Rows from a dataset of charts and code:
..........

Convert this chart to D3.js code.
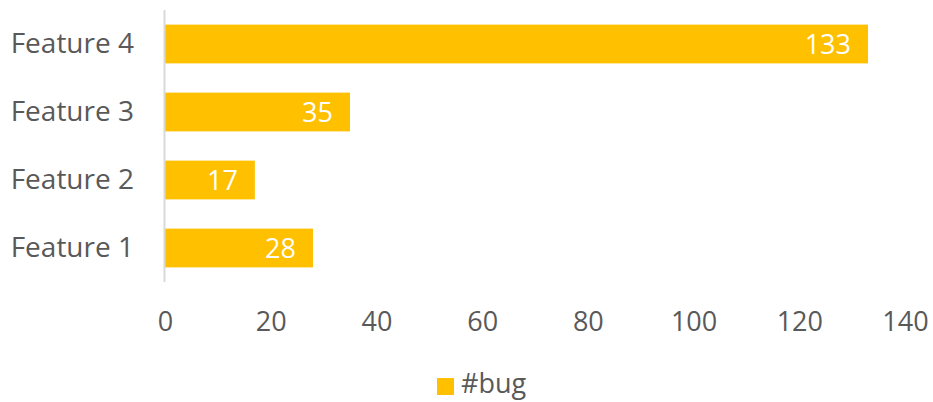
<!DOCTYPE html>
<html>
<head>
<meta charset="utf-8">
<script src="https://cdn.jsdelivr.net/npm/d3@7"></script>
<style>
  html, body { margin: 0; padding: 0; background: #fff; }
  svg { display: block; font-family: "Open Sans", sans-serif; }
</style>
</head>
<body>
<svg id="chart" width="933" height="402"></svg>
<script>
const categories = ["Feature 4", "Feature 3", "Feature 2", "Feature 1"];
const bugValues = [133, 35, 17, 28];
const xTicks = [0, 20, 40, 60, 80, 100, 120, 140];
const seriesName = "#bug";

const svg = d3.select("#chart");
const x = d3.scaleLinear().domain([0, 140]).range([165, 905]);
const y = d3.scaleBand().domain(categories).range([10, 282]).paddingInner(0.43).paddingOuter(0.215);

const data = categories.map((c, i) => ({ cat: c, val: bugValues[i] }));

// bars
svg.selectAll("rect.bar").data(data).join("rect")
  .attr("class", "bar")
  .attr("x", x(0))
  .attr("y", d => y(d.cat))
  .attr("width", d => x(d.val) - x(0))
  .attr("height", y.bandwidth())
  .attr("fill", "#FFC000");

// vertical axis line
svg.append("line")
  .attr("x1", 164.5).attr("x2", 164.5)
  .attr("y1", 10).attr("y2", 282)
  .attr("stroke", "#d9d9d9").attr("stroke-width", 2);

// category labels
const yAxis = d3.axisLeft(y).tickSize(0).tickPadding(30);
const gy = svg.append("g").attr("transform", "translate(164,0)").call(yAxis);
gy.select(".domain").remove();
gy.selectAll("text").attr("fill", "#595959").style("font-size", "28px")
  .style("font-family", "'Open Sans', sans-serif");

// x axis labels
const xAxis = d3.axisBottom(x).tickValues(xTicks).tickSize(0).tickPadding(0);
const gx = svg.append("g").attr("transform", "translate(0,312)").call(xAxis);
gx.select(".domain").remove();
gx.selectAll("text").attr("fill", "#595959").style("font-size", "27px")
  .style("font-family", "'Open Sans', sans-serif");

// data labels
svg.selectAll("text.dl").data(data).join("text")
  .attr("class", "dl")
  .attr("x", d => x(d.val) - 17)
  .attr("y", d => y(d.cat) + y.bandwidth() / 2)
  .attr("dy", "0.36em")
  .attr("text-anchor", "end")
  .attr("fill", "#ffffff")
  .style("font-size", "27px")
  .text(d => d.val);

// legend
const lg = svg.append("g");
lg.append("rect").attr("x", 437).attr("y", 378).attr("width", 17).attr("height", 17).attr("fill", "#FFC000");
lg.append("text").attr("x", 461).attr("y", 393)
  .attr("fill", "#595959").style("font-size", "27px").text(seriesName);
</script>
</body>
</html>
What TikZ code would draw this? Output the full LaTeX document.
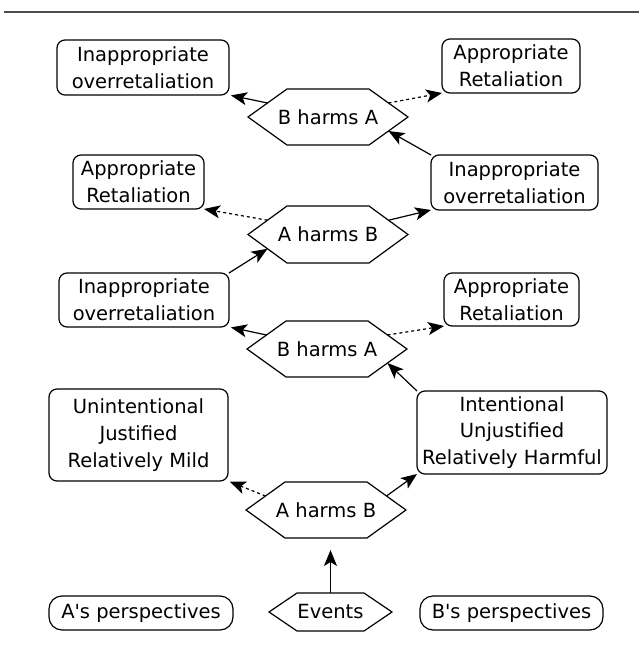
\documentclass[tikz,border=0pt]{standalone}
\usepackage{fontspec}
\setmainfont{DejaVu Sans}[Ligatures=TeXOff]
\usetikzlibrary{arrows.meta,calc}
\newcommand\hexdraw[2]{\draw[hexline] (#1.west) -- ([xshift=#2]#1.north west) -- ([xshift=-#2]#1.north east) -- (#1.east) -- ([xshift=-#2]#1.south east) -- ([xshift=#2]#1.south west) -- cycle;
  \coordinate (#1ul) at ($(#1.west)!0.5!([xshift=#2]#1.north west)$);
  \coordinate (#1ur) at ($(#1.east)!0.5!([xshift=-#2]#1.north east)$);
  \coordinate (#1ll) at ($(#1.west)!0.5!([xshift=#2]#1.south west)$);
  \coordinate (#1lr) at ($(#1.east)!0.5!([xshift=-#2]#1.south east)$);}
\begin{document}
\begin{tikzpicture}[x=1pt,y=-1pt,
  txt/.style={font=\fontsize{19.5}{26.7}\selectfont},
  box/.style={txt,draw,line width=1.2pt,rounded corners=8pt,align=center,inner sep=0pt,outer sep=0pt},
  pill/.style={box,rounded corners=13pt},
  hex/.style={txt,inner sep=0pt,outer sep=0pt,minimum width=160pt,minimum height=56pt},
  hexline/.style={line width=1.2pt,line join=miter},
  arr/.style={line width=1.2pt,-{Stealth[length=16pt,width=13pt,inset=4pt]}},
  darr/.style={arr,dash pattern=on 3pt off 3pt}]
\fill[white] (0,0) rectangle (639,671);
\useasboundingbox (0,0) rectangle (639,671);
\draw[line width=1.5pt,black!70] (4,12) -- (639,12);

% boxes
\node[box,minimum width=172pt,minimum height=55pt] (n1) at (143,67.5) {Inappropriate\\overretaliation};
\node[box,minimum width=138pt,minimum height=54pt] (n2) at (511,66) {Appropriate\\Retaliation};
\node[box,minimum width=131pt,minimum height=54pt] (n3) at (138.5,182) {Appropriate\\Retaliation};
\node[box,minimum width=167pt,minimum height=55pt] (n4) at (514.5,182.5) {Inappropriate\\overretaliation};
\node[box,minimum width=170pt,minimum height=54pt] (n5) at (144,300) {Inappropriate\\overretaliation};
\node[box,minimum width=135pt,minimum height=53pt] (n6) at (511.5,299.5) {Appropriate\\Retaliation};
\node[box,minimum width=179pt,minimum height=92pt] (n7) at (138.5,435) {Unintentional\\Justified\\Relatively Mild};
\node[box,minimum width=190pt,minimum height=83pt] (n8) at (512,432.5) {Intentional\\Unjustified\\Relatively Harmful};
\node[pill,minimum width=184pt,minimum height=34pt] (pa) at (141,613) {A's perspectives};
\node[pill,minimum width=183pt,minimum height=34pt] (pb) at (511.5,613) {B's perspectives};

% hexagons
\node[hex] (h1) at (328,117) {B harms A};
\node[hex,minimum height=57pt] (h2) at (328,234.5) {A harms B};
\node[hex] (h3) at (327,349) {B harms A};
\node[hex] (h4) at (326,510) {A harms B};
\node[hex,minimum width=123pt,minimum height=38pt] (ev) at (330.5,612) {Events};
\hexdraw{h1}{39pt}
\hexdraw{h2}{39pt}
\hexdraw{h3}{39pt}
\hexdraw{h4}{39pt}
\hexdraw{ev}{28pt}

% connectors
\draw[arr,shorten >=2pt] (h1ul) -- (n1.south east);
\draw[darr] (h1ur) -- (n2.south west);
\draw[arr] (n4.north west) -- (h1lr);
\draw[darr] (h2ul) -- (n3.south east);
\draw[arr] (h2ur) -- (n4.south west);
\draw[arr] (n5.north east) -- (h2ll);
\draw[arr,shorten >=2pt] (h3ul) -- (n5.south east);
\draw[darr] (h3ur) -- (n6.south west);
\draw[arr] (n8.north west) -- (h3lr);
\draw[darr,shorten >=2pt] (h4ul) -- (n7.south east);
\draw[arr] (h4ur) -- (n8.south west);
\draw[arr,shorten >=12pt] (ev.north) -- (ev.north |- h4.south);
\end{tikzpicture}
\end{document}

..........

### Short task
All the material shown above is to be copied exactly, with no pictures carried over.

### Correct response
Convert this chart to D3.js code.
<!DOCTYPE html>
<html>
<head>
<meta charset="utf-8">
<script src="https://cdn.jsdelivr.net/npm/d3@7"></script>
<style>
  html, body { margin: 0; padding: 0; background: #fff; }
  svg { display: block; font-family: "Open Sans", sans-serif; }
</style>
</head>
<body>
<svg id="chart" width="933" height="402"></svg>
<script>
const categories = ["Feature 4", "Feature 3", "Feature 2", "Feature 1"];
const bugValues = [133, 35, 17, 28];
const xTicks = [0, 20, 40, 60, 80, 100, 120, 140];
const seriesName = "#bug";

const svg = d3.select("#chart");
const x = d3.scaleLinear().domain([0, 140]).range([165, 905]);
const y = d3.scaleBand().domain(categories).range([10, 282]).paddingInner(0.43).paddingOuter(0.215);

const data = categories.map((c, i) => ({ cat: c, val: bugValues[i] }));

// bars
svg.selectAll("rect.bar").data(data).join("rect")
  .attr("class", "bar")
  .attr("x", x(0))
  .attr("y", d => y(d.cat))
  .attr("width", d => x(d.val) - x(0))
  .attr("height", y.bandwidth())
  .attr("fill", "#FFC000");

// vertical axis line
svg.append("line")
  .attr("x1", 164.5).attr("x2", 164.5)
  .attr("y1", 10).attr("y2", 282)
  .attr("stroke", "#d9d9d9").attr("stroke-width", 2);

// category labels
const yAxis = d3.axisLeft(y).tickSize(0).tickPadding(30);
const gy = svg.append("g").attr("transform", "translate(164,0)").call(yAxis);
gy.select(".domain").remove();
gy.selectAll("text").attr("fill", "#595959").style("font-size", "28px")
  .style("font-family", "'Open Sans', sans-serif");

// x axis labels
const xAxis = d3.axisBottom(x).tickValues(xTicks).tickSize(0).tickPadding(0);
const gx = svg.append("g").attr("transform", "translate(0,312)").call(xAxis);
gx.select(".domain").remove();
gx.selectAll("text").attr("fill", "#595959").style("font-size", "27px")
  .style("font-family", "'Open Sans', sans-serif");

// data labels
svg.selectAll("text.dl").data(data).join("text")
  .attr("class", "dl")
  .attr("x", d => x(d.val) - 17)
  .attr("y", d => y(d.cat) + y.bandwidth() / 2)
  .attr("dy", "0.36em")
  .attr("text-anchor", "end")
  .attr("fill", "#ffffff")
  .style("font-size", "27px")
  .text(d => d.val);

// legend
const lg = svg.append("g");
lg.append("rect").attr("x", 437).attr("y", 378).attr("width", 17).attr("height", 17).attr("fill", "#FFC000");
lg.append("text").attr("x", 461).attr("y", 393)
  .attr("fill", "#595959").style("font-size", "27px").text(seriesName);
</script>
</body>
</html>
What TikZ code would draw this? Output the full LaTeX document.
\documentclass[tikz,border=0pt]{standalone}
\usepackage{fontspec}
\setmainfont{DejaVu Sans}[Ligatures=TeXOff]
\usetikzlibrary{arrows.meta,calc}
\newcommand\hexdraw[2]{\draw[hexline] (#1.west) -- ([xshift=#2]#1.north west) -- ([xshift=-#2]#1.north east) -- (#1.east) -- ([xshift=-#2]#1.south east) -- ([xshift=#2]#1.south west) -- cycle;
  \coordinate (#1ul) at ($(#1.west)!0.5!([xshift=#2]#1.north west)$);
  \coordinate (#1ur) at ($(#1.east)!0.5!([xshift=-#2]#1.north east)$);
  \coordinate (#1ll) at ($(#1.west)!0.5!([xshift=#2]#1.south west)$);
  \coordinate (#1lr) at ($(#1.east)!0.5!([xshift=-#2]#1.south east)$);}
\begin{document}
\begin{tikzpicture}[x=1pt,y=-1pt,
  txt/.style={font=\fontsize{19.5}{26.7}\selectfont},
  box/.style={txt,draw,line width=1.2pt,rounded corners=8pt,align=center,inner sep=0pt,outer sep=0pt},
  pill/.style={box,rounded corners=13pt},
  hex/.style={txt,inner sep=0pt,outer sep=0pt,minimum width=160pt,minimum height=56pt},
  hexline/.style={line width=1.2pt,line join=miter},
  arr/.style={line width=1.2pt,-{Stealth[length=16pt,width=13pt,inset=4pt]}},
  darr/.style={arr,dash pattern=on 3pt off 3pt}]
\fill[white] (0,0) rectangle (639,671);
\useasboundingbox (0,0) rectangle (639,671);
\draw[line width=1.5pt,black!70] (4,12) -- (639,12);

% boxes
\node[box,minimum width=172pt,minimum height=55pt] (n1) at (143,67.5) {Inappropriate\\overretaliation};
\node[box,minimum width=138pt,minimum height=54pt] (n2) at (511,66) {Appropriate\\Retaliation};
\node[box,minimum width=131pt,minimum height=54pt] (n3) at (138.5,182) {Appropriate\\Retaliation};
\node[box,minimum width=167pt,minimum height=55pt] (n4) at (514.5,182.5) {Inappropriate\\overretaliation};
\node[box,minimum width=170pt,minimum height=54pt] (n5) at (144,300) {Inappropriate\\overretaliation};
\node[box,minimum width=135pt,minimum height=53pt] (n6) at (511.5,299.5) {Appropriate\\Retaliation};
\node[box,minimum width=179pt,minimum height=92pt] (n7) at (138.5,435) {Unintentional\\Justified\\Relatively Mild};
\node[box,minimum width=190pt,minimum height=83pt] (n8) at (512,432.5) {Intentional\\Unjustified\\Relatively Harmful};
\node[pill,minimum width=184pt,minimum height=34pt] (pa) at (141,613) {A's perspectives};
\node[pill,minimum width=183pt,minimum height=34pt] (pb) at (511.5,613) {B's perspectives};

% hexagons
\node[hex] (h1) at (328,117) {B harms A};
\node[hex,minimum height=57pt] (h2) at (328,234.5) {A harms B};
\node[hex] (h3) at (327,349) {B harms A};
\node[hex] (h4) at (326,510) {A harms B};
\node[hex,minimum width=123pt,minimum height=38pt] (ev) at (330.5,612) {Events};
\hexdraw{h1}{39pt}
\hexdraw{h2}{39pt}
\hexdraw{h3}{39pt}
\hexdraw{h4}{39pt}
\hexdraw{ev}{28pt}

% connectors
\draw[arr,shorten >=2pt] (h1ul) -- (n1.south east);
\draw[darr] (h1ur) -- (n2.south west);
\draw[arr] (n4.north west) -- (h1lr);
\draw[darr] (h2ul) -- (n3.south east);
\draw[arr] (h2ur) -- (n4.south west);
\draw[arr] (n5.north east) -- (h2ll);
\draw[arr,shorten >=2pt] (h3ul) -- (n5.south east);
\draw[darr] (h3ur) -- (n6.south west);
\draw[arr] (n8.north west) -- (h3lr);
\draw[darr,shorten >=2pt] (h4ul) -- (n7.south east);
\draw[arr] (h4ur) -- (n8.south west);
\draw[arr,shorten >=12pt] (ev.north) -- (ev.north |- h4.south);
\end{tikzpicture}
\end{document}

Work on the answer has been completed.